Annual Report 2016
ASIA MEDIA GROUP Berhad
83
Notes to the Financial Statements
(continued)
3.
Summary of significant accounting policies (cont’d)
3.6 Financial assets (cont’d)
(iii) Impairment of financial assets (cont’d)
(1) Trade and other receivables and other financial assets carried at amortised
cost
To determine whether there is objective evidence that an impairment loss on
financial assets has been incurred, the Group and the Company consider factors
such as the probability of insolvency or significant financial difficulties of the
debtor and default or significant delay in payments. For certain categories of
financial assets, such as trade receivables, assets that are assessed not to be
impaired individually are subsequently assessed for impairment on a collective
basis based on similar risk characteristics. Objective evidence of impairment
for a portfolio of receivables could include the Group's or the Company's past
experience of collecting payments, an increase in the number of delayed
payments in the portfolio past the average credit period and observable
changes in national or local economic conditions that correlate with default
on receivables.
If any such evidence exists, the amount of impairment loss is measured as
the difference between the asset's carrying amount and the present value of
estimated future cash flows discounted at the financial asset's original effective
interest rate. The impairment loss is recognised in profit or loss.

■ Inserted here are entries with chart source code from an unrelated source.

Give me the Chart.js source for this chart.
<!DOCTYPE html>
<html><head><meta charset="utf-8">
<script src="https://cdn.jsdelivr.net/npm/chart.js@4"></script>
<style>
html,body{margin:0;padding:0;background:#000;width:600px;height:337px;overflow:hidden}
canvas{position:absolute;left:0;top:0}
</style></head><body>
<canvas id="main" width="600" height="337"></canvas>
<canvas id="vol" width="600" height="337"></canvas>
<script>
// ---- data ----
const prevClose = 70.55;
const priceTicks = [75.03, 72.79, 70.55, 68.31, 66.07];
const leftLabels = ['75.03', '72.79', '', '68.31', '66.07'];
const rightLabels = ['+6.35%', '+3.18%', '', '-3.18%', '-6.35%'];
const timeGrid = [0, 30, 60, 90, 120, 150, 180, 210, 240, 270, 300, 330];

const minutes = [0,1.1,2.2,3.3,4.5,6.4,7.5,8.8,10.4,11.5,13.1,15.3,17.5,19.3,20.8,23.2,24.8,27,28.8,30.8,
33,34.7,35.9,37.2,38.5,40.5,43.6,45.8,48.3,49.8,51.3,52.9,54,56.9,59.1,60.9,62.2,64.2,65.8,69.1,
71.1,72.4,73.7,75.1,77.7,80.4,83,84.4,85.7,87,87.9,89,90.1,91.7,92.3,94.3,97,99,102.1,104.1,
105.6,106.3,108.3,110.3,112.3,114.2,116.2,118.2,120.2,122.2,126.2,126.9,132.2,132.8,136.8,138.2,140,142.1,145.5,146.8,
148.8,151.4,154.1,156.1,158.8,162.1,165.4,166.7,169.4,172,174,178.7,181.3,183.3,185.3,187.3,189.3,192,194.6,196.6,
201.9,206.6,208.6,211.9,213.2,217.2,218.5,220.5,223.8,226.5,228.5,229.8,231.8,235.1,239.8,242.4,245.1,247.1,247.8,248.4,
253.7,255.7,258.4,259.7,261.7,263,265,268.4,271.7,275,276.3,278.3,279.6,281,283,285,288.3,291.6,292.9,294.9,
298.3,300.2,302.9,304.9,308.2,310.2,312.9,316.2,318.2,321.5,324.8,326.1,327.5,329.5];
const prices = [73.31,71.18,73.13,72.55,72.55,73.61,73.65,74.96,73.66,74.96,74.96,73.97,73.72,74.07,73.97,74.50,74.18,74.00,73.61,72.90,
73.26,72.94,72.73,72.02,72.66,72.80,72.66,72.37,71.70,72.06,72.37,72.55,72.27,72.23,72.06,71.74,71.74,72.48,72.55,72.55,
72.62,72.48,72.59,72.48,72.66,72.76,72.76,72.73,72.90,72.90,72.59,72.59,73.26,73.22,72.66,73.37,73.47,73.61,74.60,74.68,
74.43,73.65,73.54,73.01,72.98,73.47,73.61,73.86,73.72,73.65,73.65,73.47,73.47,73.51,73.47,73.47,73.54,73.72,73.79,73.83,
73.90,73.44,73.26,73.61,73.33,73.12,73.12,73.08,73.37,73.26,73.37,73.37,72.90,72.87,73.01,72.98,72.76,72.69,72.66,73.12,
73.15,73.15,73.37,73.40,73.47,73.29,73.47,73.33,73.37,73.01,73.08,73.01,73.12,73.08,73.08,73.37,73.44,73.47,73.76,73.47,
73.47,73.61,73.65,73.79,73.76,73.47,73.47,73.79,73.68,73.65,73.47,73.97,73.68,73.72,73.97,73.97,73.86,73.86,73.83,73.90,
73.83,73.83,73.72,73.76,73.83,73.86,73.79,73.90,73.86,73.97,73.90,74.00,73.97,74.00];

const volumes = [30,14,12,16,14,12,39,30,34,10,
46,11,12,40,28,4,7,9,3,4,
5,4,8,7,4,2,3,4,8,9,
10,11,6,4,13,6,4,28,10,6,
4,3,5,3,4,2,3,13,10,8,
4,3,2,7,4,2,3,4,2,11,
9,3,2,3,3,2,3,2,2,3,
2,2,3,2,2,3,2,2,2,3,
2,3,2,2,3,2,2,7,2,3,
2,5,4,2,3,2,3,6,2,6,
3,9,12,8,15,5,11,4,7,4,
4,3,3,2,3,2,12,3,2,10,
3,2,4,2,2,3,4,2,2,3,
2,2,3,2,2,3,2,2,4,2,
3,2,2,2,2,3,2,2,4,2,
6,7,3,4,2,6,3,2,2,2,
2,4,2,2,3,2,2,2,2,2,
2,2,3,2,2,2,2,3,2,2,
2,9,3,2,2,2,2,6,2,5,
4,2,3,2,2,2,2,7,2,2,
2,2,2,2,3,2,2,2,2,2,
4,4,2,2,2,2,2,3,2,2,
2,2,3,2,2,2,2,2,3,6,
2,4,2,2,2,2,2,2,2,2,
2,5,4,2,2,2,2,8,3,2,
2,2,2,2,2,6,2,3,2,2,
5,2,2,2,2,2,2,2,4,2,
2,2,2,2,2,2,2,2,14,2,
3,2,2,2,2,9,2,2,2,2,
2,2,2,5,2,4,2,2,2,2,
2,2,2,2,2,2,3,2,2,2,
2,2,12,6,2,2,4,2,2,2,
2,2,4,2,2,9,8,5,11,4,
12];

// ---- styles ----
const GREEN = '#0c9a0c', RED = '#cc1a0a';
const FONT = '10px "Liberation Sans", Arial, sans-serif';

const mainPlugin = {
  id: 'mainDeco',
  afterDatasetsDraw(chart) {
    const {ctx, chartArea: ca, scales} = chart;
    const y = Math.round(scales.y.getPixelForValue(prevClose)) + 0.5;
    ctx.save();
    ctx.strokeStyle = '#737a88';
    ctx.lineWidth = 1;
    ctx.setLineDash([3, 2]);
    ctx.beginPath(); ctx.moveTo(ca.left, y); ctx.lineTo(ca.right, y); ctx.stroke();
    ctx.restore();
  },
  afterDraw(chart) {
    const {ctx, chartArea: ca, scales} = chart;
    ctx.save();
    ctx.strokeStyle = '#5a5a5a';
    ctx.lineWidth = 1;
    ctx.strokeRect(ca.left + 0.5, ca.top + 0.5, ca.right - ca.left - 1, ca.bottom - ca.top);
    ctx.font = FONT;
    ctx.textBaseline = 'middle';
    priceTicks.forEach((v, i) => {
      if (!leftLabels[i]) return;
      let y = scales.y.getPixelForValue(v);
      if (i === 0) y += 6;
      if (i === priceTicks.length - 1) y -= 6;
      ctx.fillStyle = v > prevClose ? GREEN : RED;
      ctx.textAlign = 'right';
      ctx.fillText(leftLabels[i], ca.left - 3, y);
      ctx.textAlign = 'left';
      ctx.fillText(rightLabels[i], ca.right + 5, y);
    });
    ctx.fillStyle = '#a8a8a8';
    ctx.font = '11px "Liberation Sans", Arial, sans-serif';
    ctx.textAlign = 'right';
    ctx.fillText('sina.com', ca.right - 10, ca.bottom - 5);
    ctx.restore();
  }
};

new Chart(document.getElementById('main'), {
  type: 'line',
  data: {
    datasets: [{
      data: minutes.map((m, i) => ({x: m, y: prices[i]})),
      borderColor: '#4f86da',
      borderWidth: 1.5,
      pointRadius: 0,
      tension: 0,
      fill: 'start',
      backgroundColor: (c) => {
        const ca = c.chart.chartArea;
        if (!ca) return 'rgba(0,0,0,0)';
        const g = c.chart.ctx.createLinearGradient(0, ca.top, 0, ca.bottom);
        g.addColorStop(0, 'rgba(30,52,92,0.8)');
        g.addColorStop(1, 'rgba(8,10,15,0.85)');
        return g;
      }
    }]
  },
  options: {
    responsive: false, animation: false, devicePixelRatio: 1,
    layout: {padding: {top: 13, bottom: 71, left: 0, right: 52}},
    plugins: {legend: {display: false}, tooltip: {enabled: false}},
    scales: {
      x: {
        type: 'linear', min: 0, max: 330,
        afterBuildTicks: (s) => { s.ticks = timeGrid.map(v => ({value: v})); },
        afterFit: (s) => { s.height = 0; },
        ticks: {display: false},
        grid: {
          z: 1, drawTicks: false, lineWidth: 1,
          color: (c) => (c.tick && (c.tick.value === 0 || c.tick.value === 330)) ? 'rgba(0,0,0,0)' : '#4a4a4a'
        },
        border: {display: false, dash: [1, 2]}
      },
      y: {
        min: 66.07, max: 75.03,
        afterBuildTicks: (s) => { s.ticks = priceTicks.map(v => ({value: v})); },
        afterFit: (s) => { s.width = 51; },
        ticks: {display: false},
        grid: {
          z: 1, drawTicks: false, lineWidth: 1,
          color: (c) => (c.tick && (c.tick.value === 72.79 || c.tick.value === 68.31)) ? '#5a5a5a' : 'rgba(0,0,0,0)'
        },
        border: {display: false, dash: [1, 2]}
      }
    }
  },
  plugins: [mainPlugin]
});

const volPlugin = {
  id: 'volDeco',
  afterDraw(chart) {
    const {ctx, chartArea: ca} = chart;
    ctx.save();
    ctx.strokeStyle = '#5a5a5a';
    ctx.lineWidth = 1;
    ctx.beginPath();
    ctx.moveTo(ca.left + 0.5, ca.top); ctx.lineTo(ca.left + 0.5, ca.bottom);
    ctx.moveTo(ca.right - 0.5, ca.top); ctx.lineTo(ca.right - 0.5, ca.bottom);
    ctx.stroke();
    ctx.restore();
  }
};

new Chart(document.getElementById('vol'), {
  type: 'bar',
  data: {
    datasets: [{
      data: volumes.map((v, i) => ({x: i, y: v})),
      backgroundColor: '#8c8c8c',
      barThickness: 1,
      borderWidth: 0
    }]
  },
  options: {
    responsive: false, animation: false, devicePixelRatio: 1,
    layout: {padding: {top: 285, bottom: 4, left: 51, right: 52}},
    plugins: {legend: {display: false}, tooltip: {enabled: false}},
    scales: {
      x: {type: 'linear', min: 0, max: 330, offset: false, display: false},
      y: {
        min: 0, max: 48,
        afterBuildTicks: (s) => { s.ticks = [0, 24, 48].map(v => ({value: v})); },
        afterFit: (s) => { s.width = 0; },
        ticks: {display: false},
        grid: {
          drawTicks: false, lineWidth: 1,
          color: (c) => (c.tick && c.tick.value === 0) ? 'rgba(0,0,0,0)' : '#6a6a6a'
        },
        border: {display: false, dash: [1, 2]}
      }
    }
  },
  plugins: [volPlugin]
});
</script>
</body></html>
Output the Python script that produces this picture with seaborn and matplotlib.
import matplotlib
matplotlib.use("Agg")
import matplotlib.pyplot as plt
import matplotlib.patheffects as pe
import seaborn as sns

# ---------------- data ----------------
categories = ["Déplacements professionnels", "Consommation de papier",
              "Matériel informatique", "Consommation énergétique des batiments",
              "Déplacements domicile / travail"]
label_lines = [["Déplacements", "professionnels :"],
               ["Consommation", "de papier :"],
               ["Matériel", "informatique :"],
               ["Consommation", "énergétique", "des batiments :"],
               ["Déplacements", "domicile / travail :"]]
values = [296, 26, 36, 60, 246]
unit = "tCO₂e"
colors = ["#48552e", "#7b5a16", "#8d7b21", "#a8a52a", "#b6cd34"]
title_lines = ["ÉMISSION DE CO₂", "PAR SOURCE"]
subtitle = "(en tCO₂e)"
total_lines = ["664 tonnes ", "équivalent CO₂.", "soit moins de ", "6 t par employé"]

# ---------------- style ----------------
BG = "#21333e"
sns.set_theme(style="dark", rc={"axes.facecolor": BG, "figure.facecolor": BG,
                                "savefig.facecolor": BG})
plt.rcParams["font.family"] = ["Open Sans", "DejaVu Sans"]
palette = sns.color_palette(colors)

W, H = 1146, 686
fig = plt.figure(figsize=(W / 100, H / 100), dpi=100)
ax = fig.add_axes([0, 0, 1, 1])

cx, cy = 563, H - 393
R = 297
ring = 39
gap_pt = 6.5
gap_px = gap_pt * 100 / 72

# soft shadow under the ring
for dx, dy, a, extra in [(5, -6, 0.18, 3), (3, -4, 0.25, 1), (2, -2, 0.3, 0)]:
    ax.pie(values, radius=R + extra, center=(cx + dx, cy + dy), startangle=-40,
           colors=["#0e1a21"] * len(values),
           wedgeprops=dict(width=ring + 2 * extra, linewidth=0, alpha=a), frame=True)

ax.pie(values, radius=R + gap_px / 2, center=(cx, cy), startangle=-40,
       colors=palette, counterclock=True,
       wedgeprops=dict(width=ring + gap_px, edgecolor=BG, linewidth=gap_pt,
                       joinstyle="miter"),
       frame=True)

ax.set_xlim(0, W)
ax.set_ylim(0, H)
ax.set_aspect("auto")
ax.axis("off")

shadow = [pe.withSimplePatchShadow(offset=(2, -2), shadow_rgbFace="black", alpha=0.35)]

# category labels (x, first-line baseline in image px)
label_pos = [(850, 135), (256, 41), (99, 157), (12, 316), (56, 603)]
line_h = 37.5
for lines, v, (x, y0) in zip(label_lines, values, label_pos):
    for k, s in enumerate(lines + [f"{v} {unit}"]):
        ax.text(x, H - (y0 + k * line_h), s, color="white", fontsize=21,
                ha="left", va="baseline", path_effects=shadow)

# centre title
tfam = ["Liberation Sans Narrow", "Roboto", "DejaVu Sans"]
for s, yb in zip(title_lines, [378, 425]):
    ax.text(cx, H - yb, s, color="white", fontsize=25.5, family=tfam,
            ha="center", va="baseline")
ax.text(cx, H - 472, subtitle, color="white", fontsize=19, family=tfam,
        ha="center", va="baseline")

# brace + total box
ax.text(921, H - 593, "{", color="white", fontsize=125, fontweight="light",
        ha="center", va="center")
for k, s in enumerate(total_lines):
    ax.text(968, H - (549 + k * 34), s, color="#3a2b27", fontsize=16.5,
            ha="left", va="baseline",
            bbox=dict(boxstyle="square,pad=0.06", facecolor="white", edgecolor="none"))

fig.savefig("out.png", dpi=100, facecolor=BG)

The carrying amount of the financial asset is reduced by the impairment loss
directly for all financial assets with the exception of receivables, where the
carrying amount is reduced through the use of an allowance account. When a
receivable becomes uncollectible, it is written off against the allowance account.
If in a subsequent period, the amount of the impairment loss decreases and the
decrease can be related objectively to an event occurring after the impairment
was recognised, the previously recognised impairment loss is reversed to the
extent that the carrying amount of the asset does not exceed its amortised
cost at the reversal date. The amount of reversal is recognised in profit or loss.